In fact the murders had taken place many miles away to the east, but they have turned out to be one of the most celebrated crimes of the last century that still elicit books ---- more than a dozen books and thousands of articles have been printed --- 60 years later. Sir Jack Drummond was a celebrated British scientist. The man imprisoned for his murder Gaston Dominici, was a 75-year-old peasant farmer, whose lack of motive has given rise to recent speculation that Drummond could have been a spy, killed for political, Cold War motives.
We reached a beautiful town called Mont de Marsan in the early evening, too late to prepare our own food, so decided to have our first meal ever in a French restaurant. We chose a posh-looking hotel, The Richelieu --- which still, according to Google, is an extremely handsome, well preserved building --- and although we looked like a couple of tramps after our six or seven days on the tandem in the sun, we were welcomed at the door by the restaurant staff almost as if we were royalty, another example of the politesse and suavity of the French. We had a superb meal, which perhaps irrevocably biased us in favour of French food for the rest of our lives.
A few days later, in the Pyreneean village of Bagneres-de-Bigorre our mended English panier bag finally gave up the ghost and we had to put some of our limited money into buying a set of French bags. It was worth whatever we paid for them, because they lasted us for many years, far longer than did the old tandem. In this way we learned about the superiority of French bicycle equipment.
By the time we had emerged from the lower Pyrenees and were heading towards the Mediterranean we had settled into a pattern of rising at 5 or 6 a.m., cycling all morning, and resetting our tent in a new location by 1 o’clock, giving us the rest of the day to investigate whatever town or village we ended up in.

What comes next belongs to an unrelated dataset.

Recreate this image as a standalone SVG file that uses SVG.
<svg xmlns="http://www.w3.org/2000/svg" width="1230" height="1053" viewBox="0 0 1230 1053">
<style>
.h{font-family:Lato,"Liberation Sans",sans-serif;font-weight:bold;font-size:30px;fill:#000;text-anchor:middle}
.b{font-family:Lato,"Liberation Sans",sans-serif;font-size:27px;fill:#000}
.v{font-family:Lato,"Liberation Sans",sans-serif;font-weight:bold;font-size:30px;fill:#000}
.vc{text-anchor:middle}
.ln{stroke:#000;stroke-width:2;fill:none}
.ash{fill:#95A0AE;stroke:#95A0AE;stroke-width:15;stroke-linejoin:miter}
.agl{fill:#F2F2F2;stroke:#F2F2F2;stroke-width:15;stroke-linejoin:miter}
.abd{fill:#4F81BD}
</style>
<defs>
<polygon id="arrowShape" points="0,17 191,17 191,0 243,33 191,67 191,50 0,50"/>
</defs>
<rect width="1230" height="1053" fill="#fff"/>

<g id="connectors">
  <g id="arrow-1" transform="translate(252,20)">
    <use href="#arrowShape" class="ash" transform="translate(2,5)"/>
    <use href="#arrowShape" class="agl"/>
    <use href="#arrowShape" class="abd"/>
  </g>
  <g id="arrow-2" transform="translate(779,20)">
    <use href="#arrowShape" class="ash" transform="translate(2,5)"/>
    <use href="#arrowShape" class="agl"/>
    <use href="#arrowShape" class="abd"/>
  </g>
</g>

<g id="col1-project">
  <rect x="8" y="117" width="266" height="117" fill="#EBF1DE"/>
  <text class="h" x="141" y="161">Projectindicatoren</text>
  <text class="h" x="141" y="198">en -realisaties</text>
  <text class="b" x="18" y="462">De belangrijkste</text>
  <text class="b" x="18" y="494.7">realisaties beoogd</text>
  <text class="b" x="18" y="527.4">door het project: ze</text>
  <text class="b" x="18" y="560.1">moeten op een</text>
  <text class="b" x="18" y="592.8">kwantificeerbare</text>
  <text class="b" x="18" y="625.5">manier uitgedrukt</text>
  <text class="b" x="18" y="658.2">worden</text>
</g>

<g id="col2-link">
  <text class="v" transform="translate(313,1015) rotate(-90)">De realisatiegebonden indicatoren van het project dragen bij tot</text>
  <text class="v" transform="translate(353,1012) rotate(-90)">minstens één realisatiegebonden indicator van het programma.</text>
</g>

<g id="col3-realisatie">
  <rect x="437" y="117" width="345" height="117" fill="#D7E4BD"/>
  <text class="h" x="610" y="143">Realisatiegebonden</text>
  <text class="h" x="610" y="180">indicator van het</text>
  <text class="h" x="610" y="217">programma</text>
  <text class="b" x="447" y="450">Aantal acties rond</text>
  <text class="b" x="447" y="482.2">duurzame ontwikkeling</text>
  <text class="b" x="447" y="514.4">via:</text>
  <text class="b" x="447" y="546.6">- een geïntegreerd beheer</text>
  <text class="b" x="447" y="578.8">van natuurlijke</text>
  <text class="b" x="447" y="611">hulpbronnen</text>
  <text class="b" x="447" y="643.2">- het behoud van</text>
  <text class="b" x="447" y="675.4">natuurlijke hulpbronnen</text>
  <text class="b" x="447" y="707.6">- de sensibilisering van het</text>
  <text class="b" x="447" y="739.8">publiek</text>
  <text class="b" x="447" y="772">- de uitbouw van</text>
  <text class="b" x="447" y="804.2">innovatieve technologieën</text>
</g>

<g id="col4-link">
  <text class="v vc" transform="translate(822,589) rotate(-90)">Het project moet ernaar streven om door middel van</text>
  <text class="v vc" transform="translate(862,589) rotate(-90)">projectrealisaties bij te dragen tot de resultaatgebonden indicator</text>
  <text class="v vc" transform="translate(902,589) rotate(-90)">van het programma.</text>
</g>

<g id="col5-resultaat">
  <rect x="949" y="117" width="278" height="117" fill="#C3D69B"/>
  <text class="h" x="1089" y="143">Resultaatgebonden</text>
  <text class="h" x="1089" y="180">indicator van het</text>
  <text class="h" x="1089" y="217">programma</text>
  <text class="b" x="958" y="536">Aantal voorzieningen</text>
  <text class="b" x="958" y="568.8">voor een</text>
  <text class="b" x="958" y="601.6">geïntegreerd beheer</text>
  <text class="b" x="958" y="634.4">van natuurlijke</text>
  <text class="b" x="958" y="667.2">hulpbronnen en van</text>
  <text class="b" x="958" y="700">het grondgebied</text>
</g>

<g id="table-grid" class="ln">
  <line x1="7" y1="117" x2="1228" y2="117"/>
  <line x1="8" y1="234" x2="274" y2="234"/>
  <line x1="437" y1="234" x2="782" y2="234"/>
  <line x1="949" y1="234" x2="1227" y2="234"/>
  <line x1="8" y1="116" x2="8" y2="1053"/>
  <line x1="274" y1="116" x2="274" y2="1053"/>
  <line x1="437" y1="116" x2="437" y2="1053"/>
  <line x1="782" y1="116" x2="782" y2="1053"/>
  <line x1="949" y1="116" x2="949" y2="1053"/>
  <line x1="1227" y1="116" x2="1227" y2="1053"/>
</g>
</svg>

Our bias in favour of the French and their attitude towards food was reinforced when our bicycle got a puncture at Beziers, a small city in a wine-growing area, just short of the Mediterranean. While waiting for the puncture to be mended we wandered into a small café at about 3.30 in the afternoon --- an hour when, in England, every restaurant would have been closed --- and asked if they could give us something to eat. A man and woman who were having their own meal at a table in the back got up, said, “Well, maybe we could find something for you,” and emerged a few minutes later bearing a vast flagon of steaming hot and utterly delicious soup. Ah, the French and their food! That night we slept on top of a cliff overlooking the Med, at Cap d’Agde. And he next day we passed through the fishing village of Sete, pausing to watch the fishermen sitting on the wharf as they mended their nets.

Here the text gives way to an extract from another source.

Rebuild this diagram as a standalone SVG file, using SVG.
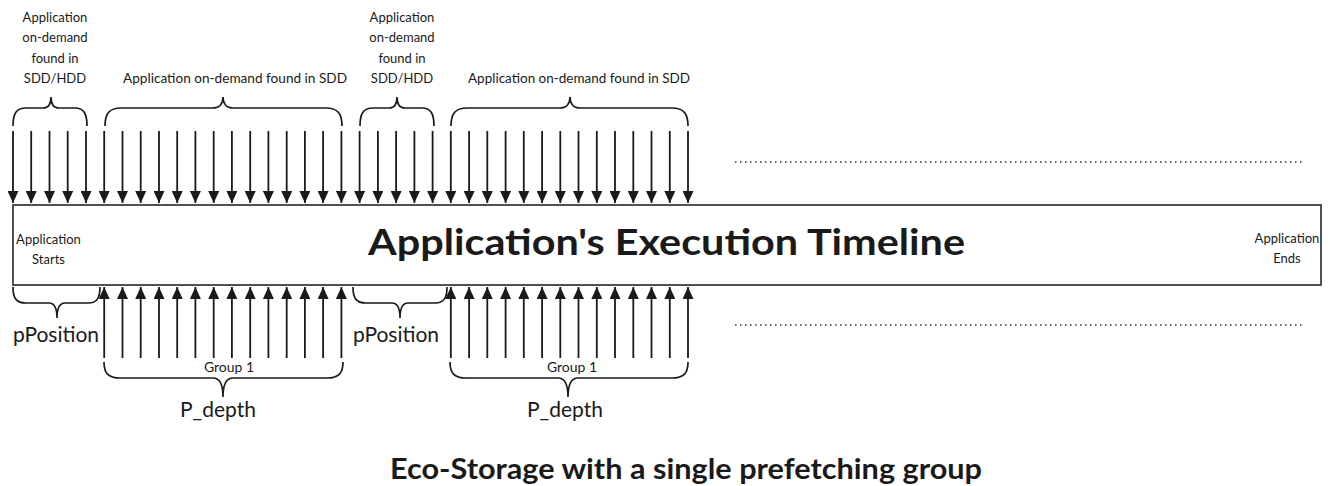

Not only did we make it to the Pyrennes and Med, but also to Paris on our way back to Dieppe, and in Paris we cycled around the Arc de Triomphe and the Place de la Concorde on our old bike, and also went to a number of shows that were cheap enough, and totally delightful.
All this was enough to blow the minds of a couple of kids fresh out of New Zealand, but the whole experience was topped when we arrived at Dieppe with some time to fill before the ferry left, and on one of many wharfside restaurants we had our first experience of Moule Marinieres, a dish that I have since tried in many countries, although none that I have ever tasted could compare with that Dieppe version.

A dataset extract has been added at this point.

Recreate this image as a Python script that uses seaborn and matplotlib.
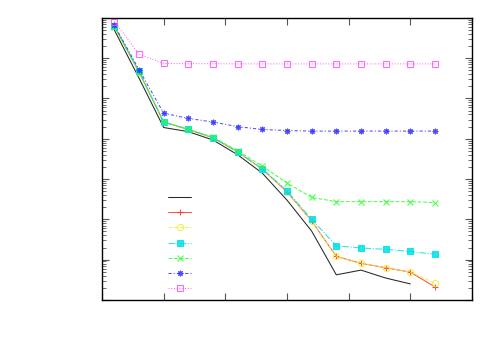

Years later, in the 1960s, when I was in England again for represent a Montreal newspaper, I always took off a month of every summer so that I could take my small family camping in France. We camped in almost every region of the country, and I have never had any reason to change my initial belief that France is one of the world’s greatest countries, among the most beautiful on Earth, and the French are certainly among the greatest peoples who exist anywhere.